Revenue for its second quarter ended March 31, 2021 (2QFY21) grew 18.5% to RM4.51 billion from RM3.81 billion previously, its stock exchange filing showed. Earnings per share jumped to 45.5 sen from 2.6 sen.
The group declared an interim dividend of 20 sen per share — up from 15 sen in 2QFY20 — to be paid on Aug 3.
KLK said its plantation segment’s profit jumped 90.8% to RM277.94 million from RM145.7 million on better crude palm oil (CPO) and palm kernel (PK) prices. CPO prices increased 16.5% to RM2,997 a tonne from RM2,572 a tonne last year, while PK prices grew 47% to RM2,259 from RM1,537.
The segment also saw higher contributions from its processing and trade operations, with a lower foreign exchange (forex) loss of RM5.7 million versus RM32.8 million in 2QFY20, on the translation of US-dollar denominated bank borrowings in an Indonesian subsidiary.
At the same time, its manufacturing segment doubled its profit to RM196.9 million from RM97.4 million last year on improved profit margins and higher revenue of RM2.62 billion versus RM1.98 billion in 2QFY20.
“Improvement in performance from Malaysia, China and Europe operations had contributed positively to this segment’s profit,” it said.
Its oleochemical division’s profit also jumped more than twofold to RM199.2 million from RM96.3 million, while its property segment profit quadrupled to RM16.8 million from RM4 million.
On a quarter-on-quarter (q-o-q) basis, the group's net profit grew 37.22% from RM357.41 million in 1QFY21, while revenue rose 4.9% from RM4.3 billion.

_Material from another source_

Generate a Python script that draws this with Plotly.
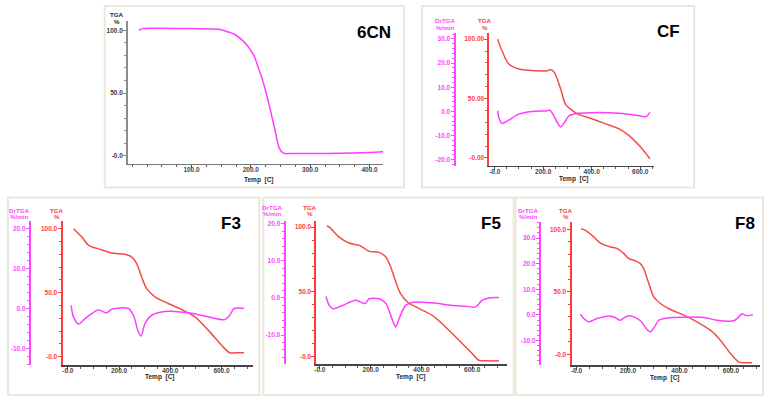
import plotly.graph_objects as go

W, H = 770, 401

# ---------------- data ----------------
# 6CN (TGA only)
cn6_temp = [11, 18, 50, 100, 145, 162, 173, 184, 195, 206, 212, 220, 229, 240, 248, 255, 270, 350, 400, 423]
cn6_tga = [100.0, 101.3, 101.5, 101.3, 100.8, 98.6, 96.6, 92.7, 87.3, 79.0, 71.0, 60.0, 44.0, 22.0, 6.0, 2.2, 1.9, 2.2, 2.8, 3.3]

# CF
cf_tga_temp = [12, 30, 58, 99, 168, 217, 232, 246, 272, 292, 320, 348, 403, 458, 513, 554, 596, 640]
cf_tga = [100.0, 90.2, 79.0, 74.8, 73.4, 73.4, 74.3, 72.0, 58.0, 45.0, 39.8, 36.4, 32.8, 28.6, 24.4, 18.8, 10.4, -0.8]
cf_dr_temp = [12, 17, 30, 58, 99, 154, 217, 226, 244, 260, 272, 285, 306, 327, 348, 403, 513, 596, 623, 640]
cf_dr = [0.3, -2.5, -4.9, -3.6, -1.1, 0.0, 0.3, 0.6, -1.8, -5.0, -6.4, -5.0, -1.8, -1.1, -0.8, -0.5, -0.8, -1.8, -2.2, -0.4]

# F3
f3_tga_temp = [22, 55, 81, 132, 171, 223, 249, 269, 288, 308, 340, 392, 444, 496, 548, 600, 632, 652, 688]
f3_tga = [100.0, 93.5, 87.0, 83.6, 81.0, 80.0, 78.0, 72.7, 62.3, 53.2, 46.8, 41.6, 36.9, 31.2, 20.8, 9.0, 3.1, 3.1, 3.1]
f3_dr_temp = [13, 22, 42, 68, 119, 152, 171, 236, 256, 275, 286, 301, 327, 392, 470, 548, 613, 632, 649, 688]
f3_dr = [0.8, -2.1, -3.9, -2.5, -0.4, -1.1, -0.2, 0.0, -1.7, -5.8, -6.9, -3.8, -1.7, -0.7, -1.1, -2.1, -2.8, -1.7, 0.0, 0.0]

# F5
f5_tga_temp = [27, 37, 76, 115, 155, 174, 194, 233, 260, 279, 299, 318, 345, 391, 443, 495, 548, 600, 626, 660, 705]
f5_tga = [100.8, 100.0, 92.3, 87.7, 85.9, 83.8, 81.3, 80.5, 76.9, 69.2, 57.7, 48.7, 42.3, 37.2, 32.0, 23.0, 12.8, 2.6, -2.6, -3.1, -3.1]
f5_dr_temp = [24, 37, 52, 89, 141, 178, 194, 233, 260, 286, 299, 312, 338, 377, 443, 522, 574, 613, 640, 666, 705]
f5_dr = [0.4, -2.0, -2.9, -2.0, -0.6, -1.5, -0.2, -0.2, -1.5, -6.0, -7.8, -5.6, -2.0, -1.1, -1.3, -2.0, -2.2, -2.4, -0.6, 0.0, 0.1]

# F8
f8_tga_temp = [18, 35, 67, 93, 132, 158, 184, 203, 229, 248, 261, 281, 300, 326, 365, 417, 468, 520, 559, 598, 630, 649, 682]
f8_tga = [100.5, 99.2, 93.9, 89.0, 85.9, 84.6, 80.6, 76.6, 74.7, 72.6, 68.6, 56.6, 46.0, 40.7, 35.9, 31.4, 26.0, 19.4, 11.4, 0.8, -5.9, -6.6, -6.6]
f8_dr_temp = [15, 28, 48, 80, 119, 145, 171, 184, 203, 223, 248, 274, 287, 303, 320, 352, 417, 494, 546, 611, 624, 643, 662, 686]
f8_dr = [0.3, -1.4, -2.7, -1.4, -0.5, -0.8, -2.1, -1.2, -0.3, -0.8, -2.3, -5.7, -6.6, -4.7, -2.1, -1.2, -0.9, -1.0, -2.1, -2.3, -1.4, 0.3, -0.3, 0.0]

# tick labels
x_ticks_6cn = [100, 200, 300, 400]
x_labels_6cn = ["100.0", "200.0", "300.0", "400.0"]
x_ticks = [0, 200, 400, 600]
x_labels = ["-0.0", "200.0", "400.0", "600.0"]
tga_ticks = [0, 50, 100]
tga_labels = ["-0.0", "50.0", "100.0"]
tga_labels_cf = ["-0.00", "50.00", "100.00"]
dr_ticks_cf = [-20, -10, 0, 10, 20, 30]
dr_ticks_f3 = [-10, 0, 10, 20]
dr_ticks_f5 = [-10, 0, 10, 20]
dr_ticks_f8 = [-10, 0, 10, 20, 30]

RED = "rgb(245,75,70)"
MAG = "rgb(255,60,255)"
AXRED = "rgb(255,60,60)"
AXMAG = "rgb(255,70,255)"
FONT = "Liberation Sans, Arial, sans-serif"


def px(v):
    return v / W


def py(v):
    return 1 - v / H


def fmt(vals):
    return [("%.1f" % v) if v != 0 else "0.0" for v in vals]


fig = go.Figure()
layout = dict(width=W, height=H, margin=dict(l=0, r=0, t=0, b=0),
              paper_bgcolor="white", plot_bgcolor="white", showlegend=False,
              font=dict(family=FONT))
shapes = []
annotations = []

boxes = [(103, 5, 403, 187), (421, 5, 694, 187), (6, 197, 258, 395),
         (262, 197, 513, 395), (515, 197, 763, 395)]
for (x0, y0, x1, y1) in boxes:
    shapes.append(dict(type="rect", xref="paper", yref="paper",
                       x0=px(x0), x1=px(x1), y0=py(y1), y1=py(y0),
                       line=dict(color="rgb(234,231,220)", width=2),
                       fillcolor="rgba(0,0,0,0)", layer="below"))

TICKSIZE = 6.5


def tickfont(color, size=TICKSIZE):
    return dict(family=FONT, size=size, color=color, weight="bold")


def add_text(x, y, text, color, size=6.5):
    annotations.append(dict(x=px(x), y=py(y), xref="paper", yref="paper",
                            text=text, showarrow=False,
                            font=dict(family=FONT, size=size, color=color, weight="bold"),
                            xanchor="center", yanchor="middle"))


panels = [
    dict(name="6CN", xi=1, yt=1, yd=None, xd=(126, 382), yd_px=(20, 163),
         xr=(-7.6, 422.7), tr=(-6.1, 107.4), dr=None, dpos=None,
         xt=x_ticks_6cn, xl=x_labels_6cn, tl=tga_labels, dt=None,
         tga=(cn6_temp, cn6_tga), drd=None, title_xy=(373, 32), temp_xy=(258, 179),
         tga_lab=(115, 14, 21), dr_lab=None, xminor=25),
    dict(name="CF", xi=2, yt=2, yd=3, xd=(488.7, 654), yd_px=(31.7, 165),
         xr=(-21.8, 658), tr=(-6.5, 105.5), dr=(-22.4, 32.6), dpos=453.7,
         xt=x_ticks, xl=x_labels, tl=tga_labels_cf, dt=dr_ticks_cf,
         tga=(cf_tga_temp, cf_tga), drd=(cf_dr_temp, cf_dr), title_xy=(668, 31), temp_xy=(573, 178),
         tga_lab=(484, 20, 27), dr_lab=(444, 20, 27), xminor=50),
    dict(name="F3", xi=3, yt=4, yd=5, xd=(60.7, 251.7), yd_px=(220.7, 365),
         xr=(-20.6, 723), tr=(-6.5, 105.9), dr=(-14.2, 21.9), dpos=28,
         xt=x_ticks, xl=x_labels, tl=tga_labels, dt=dr_ticks_f3,
         tga=(f3_tga_temp, f3_tga), drd=(f3_dr_temp, f3_dr), title_xy=(230, 223), temp_xy=(158, 377),
         tga_lab=(55, 210, 216), dr_lab=(17, 210, 216), xminor=50),
    dict(name="F5", xi=4, yt=6, yd=7, xd=(315.3, 506.3), yd_px=(220.7, 364),
         xr=(-13.4, 737), tr=(-5.6, 104.6), dr=(-17.8, 20.7), dpos=283.3,
         xt=x_ticks, xl=x_labels, tl=tga_labels, dt=dr_ticks_f5,
         tga=(f5_tga_temp, f5_tga), drd=(f5_dr_temp, f5_dr), title_xy=(490, 223), temp_xy=(410, 377),
         tga_lab=(309, 207, 213), dr_lab=(271, 207, 213), xminor=50),
    dict(name="F8", xi=5, yt=8, yd=9, xd=(571, 760), yd_px=(221.7, 365),
         xr=(-19.4, 713), tr=(-8.5, 105.7), dr=(-19.6, 36.2), dpos=539.3,
         xt=x_ticks, xl=x_labels, tl=tga_labels, dt=dr_ticks_f8,
         tga=(f8_tga_temp, f8_tga), drd=(f8_dr_temp, f8_dr), title_xy=(745, 223), temp_xy=(665, 378),
         tga_lab=(565, 210, 216), dr_lab=(527, 210, 216), xminor=50),
]

for p in panels:
    xn = "x" if p["xi"] == 1 else "x%d" % p["xi"]
    ytn = "y" if p["yt"] == 1 else "y%d" % p["yt"]
    xkey = "xaxis" if p["xi"] == 1 else "xaxis%d" % p["xi"]
    ytkey = "yaxis" if p["yt"] == 1 else "yaxis%d" % p["yt"]
    is6 = p["name"] == "6CN"
    tga_axcol = "rgb(140,140,140)" if is6 else AXRED
    tga_txtcol = "rgb(60,60,60)" if is6 else AXRED
    line_col = MAG if is6 else RED

    layout[xkey] = dict(domain=[px(p["xd"][0]), px(p["xd"][1])], range=list(p["xr"]),
                        anchor=ytn, showgrid=False, zeroline=False, showline=True,
                        linecolor="rgb(70,70,70)" if not is6 else "rgb(120,120,120)", linewidth=1.5,
                        tickmode="array", tickvals=p["xt"], ticktext=p["xl"],
                        ticks="outside", ticklen=3, tickcolor="rgb(70,70,70)", tickwidth=1,
                        tickfont=tickfont("rgb(70,70,70)"), ticklabelstandoff=-4,
                        minor=dict(ticks="outside", ticklen=2, dtick=p["xminor"], tick0=0,
                                   tickcolor="rgb(90,90,90)", showgrid=False),
                        fixedrange=True)
    layout[ytkey] = dict(domain=[py(p["yd_px"][1]), py(p["yd_px"][0])], range=list(p["tr"]),
                         anchor=xn, showgrid=False, zeroline=False, showline=True,
                         linecolor=tga_axcol, linewidth=1.5 if is6 else 2,
                         tickmode="array", tickvals=tga_ticks, ticktext=p["tl"],
                         ticks="outside", ticklen=3, tickcolor=tga_axcol, tickwidth=1,
                         tickfont=tickfont(tga_txtcol), ticklabelstandoff=-1,
                         minor=dict(ticks="outside", ticklen=2, dtick=10, tick0=0,
                                    tickcolor=tga_axcol, showgrid=False),
                         fixedrange=True)
    fig.add_trace(go.Scatter(x=p["tga"][0], y=p["tga"][1], mode="lines",
                             line=dict(color=line_col, width=1.5, shape="spline", smoothing=0.8),
                             xaxis=xn, yaxis=ytn, hoverinfo="skip"))
    if p["yd"] is not None:
        ydn = "y%d" % p["yd"]
        ydkey = "yaxis%d" % p["yd"]
        layout[ydkey] = dict(overlaying=ytn, anchor="free", position=px(p["dpos"]),
                             side="left", range=list(p["dr"]),
                             showgrid=False, zeroline=False, showline=True,
                             linecolor=AXMAG, linewidth=2,
                             tickmode="array", tickvals=p["dt"], ticktext=fmt(p["dt"]),
                             ticks="outside", ticklen=3, tickcolor=AXMAG, tickwidth=1,
                             tickfont=tickfont(AXMAG), ticklabelstandoff=-1,
                             minor=dict(ticks="outside", ticklen=2, dtick=2, tick0=0,
                                        tickcolor=AXMAG, showgrid=False),
                             fixedrange=True)
        fig.add_trace(go.Scatter(x=p["drd"][0], y=p["drd"][1], mode="lines",
                                 line=dict(color=MAG, width=1.5, shape="spline", smoothing=0.8),
                                 xaxis=xn, yaxis=ydn, hoverinfo="skip"))
        add_text(p["dr_lab"][0], p["dr_lab"][1], "DrTGA", AXMAG, 6.2)
        add_text(p["dr_lab"][0], p["dr_lab"][2], "%/min", AXMAG, 6.2)
    add_text(p["tga_lab"][0], p["tga_lab"][1], "TGA", tga_txtcol if not is6 else "rgb(40,40,40)", 6.2)
    add_text(p["tga_lab"][0], p["tga_lab"][2], "%", tga_txtcol if not is6 else "rgb(40,40,40)", 6.2)
    add_text(p["title_xy"][0], p["title_xy"][1], p["name"], "black", 17)
    add_text(p["temp_xy"][0], p["temp_xy"][1], "Temp&nbsp;&nbsp;[C]", "rgb(40,40,40)", 6.5)

layout["shapes"] = shapes
layout["annotations"] = annotations
fig.update_layout(**layout)
fig.write_html("out.html", config={"displayModeBar": False, "staticPlot": True},
               post_script="document.body.style.margin='0';document.body.style.padding='0';")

Cumulative net profit for 1HFY21 came in at RM847.85 million, over four times the RM195.09 million it recorded in 1HFY20 as revenue grew 11.8% to RM8.81 billion from RM7.88 billion.
Moving forward, the group expects its plantations segment profit in FY21 to be substantially higher as CPO prices remain buoyant, underpinned by tight palm oil inventories and global edible oil supplies.
“Amidst a difficult operating environment, the oleochemical division has performed well. [But] the coming quarters will be challenging for this division due to zero duty for oleochemical products in Indonesia. Nevertheless, this division anticipates its profit for FY2021 to be much better than the preceding year. Overall, the group's profit for FY2021 will be significantly higher,” it said.
KLK shares finished unchanged at RM22.02 apiece today, giving the group a market capitalisation of RM23.8 billion.